### PROBLEM REQUIREMENTS:
From the first line of the data below through the line bearing "19, formatter: p", reproduce each line exactly; do not include pictures.

### DATASET EXTRACT:
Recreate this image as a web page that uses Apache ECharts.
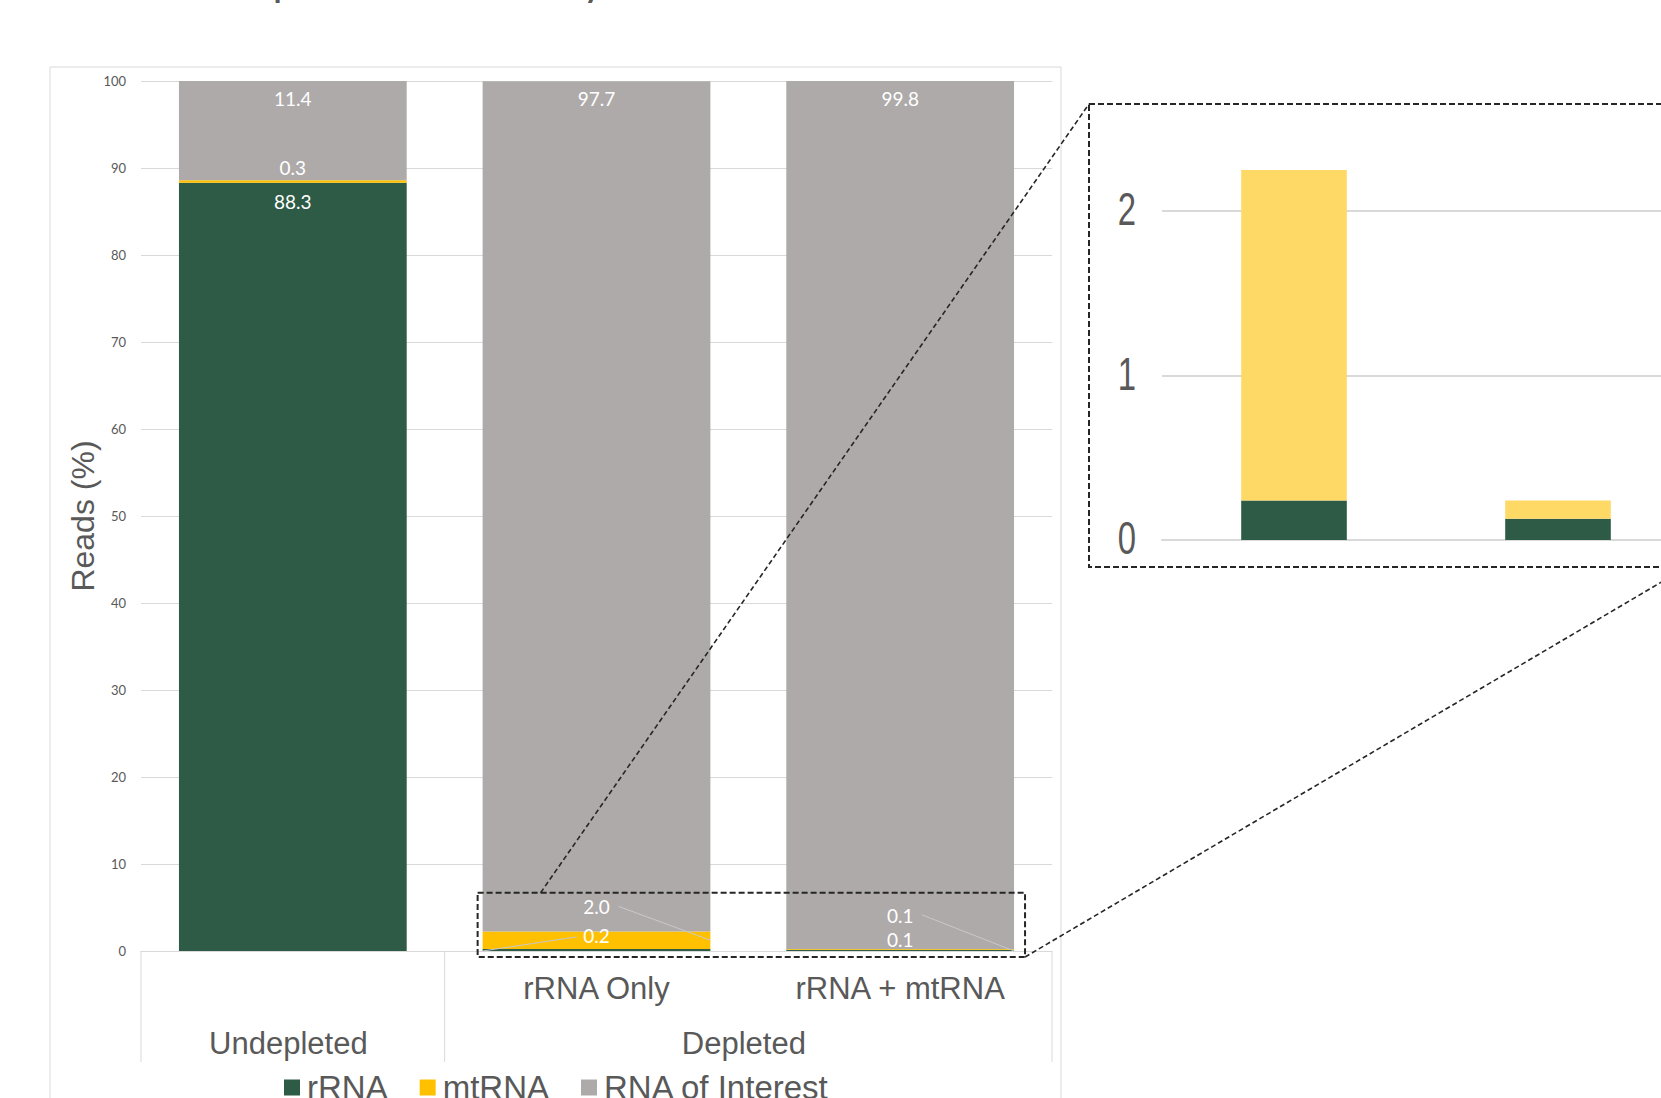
<!DOCTYPE html>
<html><head><meta charset="utf-8">
<script src="https://cdn.jsdelivr.net/npm/echarts@6/dist/echarts.min.js"></script>
<style>html,body{margin:0;padding:0;background:#fff;overflow:hidden}#c{width:1700px;height:1098px}</style>
</head><body><div id="c"></div>
<script>
// ---- data ----
const titleText = 'Depletion Efficiency';
const subLabels = ['', 'rRNA Only', 'rRNA + mtRNA'];
const groupLabels = ['Undepleted', 'Depleted'];
const groupSpans = [1, 2];
const seriesNames = ['rRNA', 'mtRNA', 'RNA of Interest'];
const rRNA = [88.3, 0.24, 0.13];
const mtRNA = [0.3, 2.01, 0.11];
const rnaOfInterest = [11.4, 97.73, 99.76];
const mainYMin = 0, mainYMax = 100, mainYStep = 10;
const insetCategories = ['rRNA Only', 'rRNA + mtRNA'];
const insetYMin = 0, insetYMax = 2.5, insetYStep = 1;
const insetTickLabels = ['0', '1', '2'];

// ---- styles ----
const GREEN = '#2E5B46', YELLOW = '#FFC000', GRAY = '#AEAAAA', LIGHTYELLOW = '#FFD966';
const TXT = '#595959', GRID = '#D9D9D9';
const labelPlace = {
  rRNA: [['insideTop', 9], ['top', 4], ['top', 1]],
  mtRNA: [['top', 3], ['top', 15], ['top', 24]],
  roi: [['insideTop', 8], ['insideTop', 8], ['insideTop', 8]]
};
function items(vals, places) {
  return vals.map((v, i) => ({ value: v, label: { position: places[i][0], distance: places[i][1] } }));
}
const labelBase = { show: true, color: '#fff', fontFamily: 'Lato', fontSize: 19, formatter: p => p.value.toFixed(1) };

const chart = echarts.init(document.getElementById('c'), null, { renderer: 'svg' });
const option = {
  animation: false,
  backgroundColor: '#fff',
  grid: [
    { left: 141, width: 911, top: 81, height: 870 },
    { left: 1162, width: 528, top: 129, height: 411 }
  ],
  legend: {
    data: seriesNames, left: 284, top: 1071, icon: 'rect', itemWidth: 16, itemHeight: 16, itemGap: 32, padding: 0,
    textStyle: { fontSize: 33, color: TXT, fontFamily: 'Liberation Sans', padding: [0, 0, 0, 2] }
  },
  xAxis: [
    { type: 'category', gridIndex: 0, data: subLabels,
      axisLine: { lineStyle: { color: GRID, width: 1 } }, axisTick: { show: false },
      axisLabel: { fontSize: 31, color: TXT, fontFamily: 'Liberation Sans', margin: 22 } },
    { type: 'category', gridIndex: 1, data: insetCategories,
      axisLine: { lineStyle: { color: GRID, width: 2 } }, axisTick: { show: false }, axisLabel: { show: false } }
  ],
  yAxis: [
    { type: 'value', gridIndex: 0, min: mainYMin, max: mainYMax, interval: mainYStep,
      name: 'Reads (%)', nameLocation: 'middle', nameGap: 42, nameMoveOverlap: false,
      nameTextStyle: { fontSize: 32, color: TXT, fontFamily: 'Liberation Sans' },
      axisLine: { show: false }, axisTick: { show: false },
      axisLabel: { fontSize: 13, color: TXT, fontFamily: 'Lato', margin: 15 },
      splitLine: { lineStyle: { color: GRID, width: 1 } } },
    { type: 'value', gridIndex: 1, min: insetYMin, max: insetYMax, interval: insetYStep,
      axisLine: { show: false }, axisTick: { show: false },
      axisLabel: { show: false },
      splitLine: { showMaxLine: false, lineStyle: { color: GRID, width: 2 } } }
  ],
  series: [
    { name: seriesNames[0], type: 'bar', stack: 'main', xAxisIndex: 0, yAxisIndex: 0, barCategoryGap: '25%',
      itemStyle: { color: GREEN }, label: labelBase, data: items(rRNA, labelPlace.rRNA) },
    { name: seriesNames[1], type: 'bar', stack: 'main', xAxisIndex: 0, yAxisIndex: 0,
      itemStyle: { color: YELLOW }, label: labelBase, data: items(mtRNA, labelPlace.mtRNA) },
    { name: seriesNames[2], type: 'bar', stack: 'main', xAxisIndex: 0, yAxisIndex: 0,
      itemStyle: { color: GRAY }, label: labelBase, data: items(rnaOfInterest, labelPlace.roi) },
    { name: seriesNames[0], type: 'bar', stack: 'inset', xAxisIndex: 1, yAxisIndex: 1, barCategoryGap: '60%',
      itemStyle: { color: GREEN }, data: rRNA.slice(1) },
    { name: seriesNames[1], type: 'bar', stack: 'inset', xAxisIndex: 1, yAxisIndex: 1,
      itemStyle: { color: LIGHTYELLOW }, data: mtRNA.slice(1) }
  ]
};
chart.setOption(option);

// ---- annotations derived from axes ----
const px = (i, v) => chart.convertToPixel({ xAxisIndex: 0, yAxisIndex: 0 }, [i, v]);
const ipx = (i, v) => chart.convertToPixel({ xAxisIndex: 1, yAxisIndex: 1 }, [i, v]);
const band = (px(1, 0)[0] - px(0, 0)[0]);
const halfBar = band * 0.375;
const y0 = px(0, 0)[1];
const Z = 50;
const g = [];
// outer chart frame
g.push({ type: 'rect', z: 1, shape: { x: 50, y: 67, width: 1011, height: 1100 }, style: { fill: 'none', stroke: GRID, lineWidth: 1 }, silent: true });
// title (mostly above the visible area)
g.push({ type: 'text', z: Z, x: 216, y: -44, style: { text: titleText, fontSize: 44, fontFamily: 'Lato', fill: TXT, textVerticalAlign: 'top' }, silent: true });
// category group separators and labels
let start = 0;
const bounds = [px(0, 0)[0] - band / 2];
groupLabels.forEach((name, k) => {
  const left = px(start, 0)[0] - band / 2;
  const right = px(start + groupSpans[k] - 1, 0)[0] + band / 2;
  bounds.push(right);
  g.push({ type: 'text', z: Z, x: (left + right) / 2 - 4.5, y: y0 + 92, style: { text: name, fontSize: 31, fontFamily: 'Liberation Sans', fill: TXT, textAlign: 'center', textVerticalAlign: 'middle' }, silent: true });
  start += groupSpans[k];
});
bounds.forEach(x => g.push({ type: 'line', z: 1, shape: { x1: x, y1: y0, x2: x, y2: y0 + 111 }, style: { stroke: GRID, lineWidth: 1 }, silent: true }));
// inset tick labels (condensed, from inset axis values)
insetTickLabels.forEach(t => {
  const p = ipx(0, Number(t));
  g.push({ type: 'text', z: Z, x: 1127, y: p[1] - 2, scaleX: 0.7, originX: 0,
    style: { text: t, fontSize: 47, fontFamily: 'Liberation Sans', fill: TXT, textAlign: 'center', textVerticalAlign: 'middle' }, silent: true });
});
// leader lines for small labels
const c1 = px(1, 0)[0], c2 = px(2, 0)[0];
const lab2y = px(1, rRNA[1] + mtRNA[1])[1] - 15 - 10;
const lab02y = px(1, rRNA[1])[1] - 4 - 10;
const lab3y = px(2, rRNA[2] + mtRNA[2])[1] - 24 - 10;
const leader = { stroke: '#C9C9C9', lineWidth: 1 };
g.push({ type: 'line', z: Z, shape: { x1: c1 + 22, y1: lab2y, x2: c1 + halfBar, y2: px(1, rRNA[1] + mtRNA[1] / 2)[1] }, style: leader, silent: true });
g.push({ type: 'line', z: Z, shape: { x1: c1 - 20, y1: lab02y + 2, x2: c1 - halfBar, y2: y0 }, style: leader, silent: true });
g.push({ type: 'line', z: Z, shape: { x1: c2 + 22, y1: lab3y, x2: c2 + halfBar, y2: y0 }, style: leader, silent: true });
// zoom callout
const dash = { stroke: '#262626', lineWidth: 2, lineDash: [6, 3], fill: 'none' };
const rx1 = c1 - halfBar - 5, rx2 = c2 + halfBar + 11, ry1 = px(1, 6.7)[1], ry2 = y0 + 6;
g.push({ type: 'rect', z: Z, shape: { x: rx1, y: ry1, width: rx2 - rx1, height: ry2 - ry1 }, style: dash, silent: true });
g.push({ type: 'rect', z: Z, shape: { x: 1089, y: 104, width: 598, height: 463 }, style: dash, silent: true });
const thin = { stroke: '#262626', lineWidth: 1.6, lineDash: [5, 3] };
g.push({ type: 'line', z: Z, shape: { x1: rx1 + 63, y1: ry1, x2: 1089, y2: 104 }, style: thin, silent: true });
g.push({ type: 'line', z: Z, shape: { x1: rx2, y1: ry2, x2: 1687, y2: 567 }, style: thin, silent: true });
chart.setOption({ graphic: g });
</script>
</body></html>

### OUTPUT FOR THIS EXERCISE:
Recreate this image as a web page that uses Apache ECharts.
<!DOCTYPE html>
<html><head><meta charset="utf-8">
<script src="https://cdn.jsdelivr.net/npm/echarts@6/dist/echarts.min.js"></script>
<style>html,body{margin:0;padding:0;background:#fff;overflow:hidden}#c{width:1700px;height:1098px}</style>
</head><body><div id="c"></div>
<script>
// ---- data ----
const titleText = 'Depletion Efficiency';
const subLabels = ['', 'rRNA Only', 'rRNA + mtRNA'];
const groupLabels = ['Undepleted', 'Depleted'];
const groupSpans = [1, 2];
const seriesNames = ['rRNA', 'mtRNA', 'RNA of Interest'];
const rRNA = [88.3, 0.24, 0.13];
const mtRNA = [0.3, 2.01, 0.11];
const rnaOfInterest = [11.4, 97.73, 99.76];
const mainYMin = 0, mainYMax = 100, mainYStep = 10;
const insetCategories = ['rRNA Only', 'rRNA + mtRNA'];
const insetYMin = 0, insetYMax = 2.5, insetYStep = 1;
const insetTickLabels = ['0', '1', '2'];

// ---- styles ----
const GREEN = '#2E5B46', YELLOW = '#FFC000', GRAY = '#AEAAAA', LIGHTYELLOW = '#FFD966';
const TXT = '#595959', GRID = '#D9D9D9';
const labelPlace = {
  rRNA: [['insideTop', 9], ['top', 4], ['top', 1]],
  mtRNA: [['top', 3], ['top', 15], ['top', 24]],
  roi: [['insideTop', 8], ['insideTop', 8], ['insideTop', 8]]
};
function items(vals, places) {
  return vals.map((v, i) => ({ value: v, label: { position: places[i][0], distance: places[i][1] } }));
}
const labelBase = { show: true, color: '#fff', fontFamily: 'Lato', fontSize: 19, formatter: p => p.value.toFixed(1) };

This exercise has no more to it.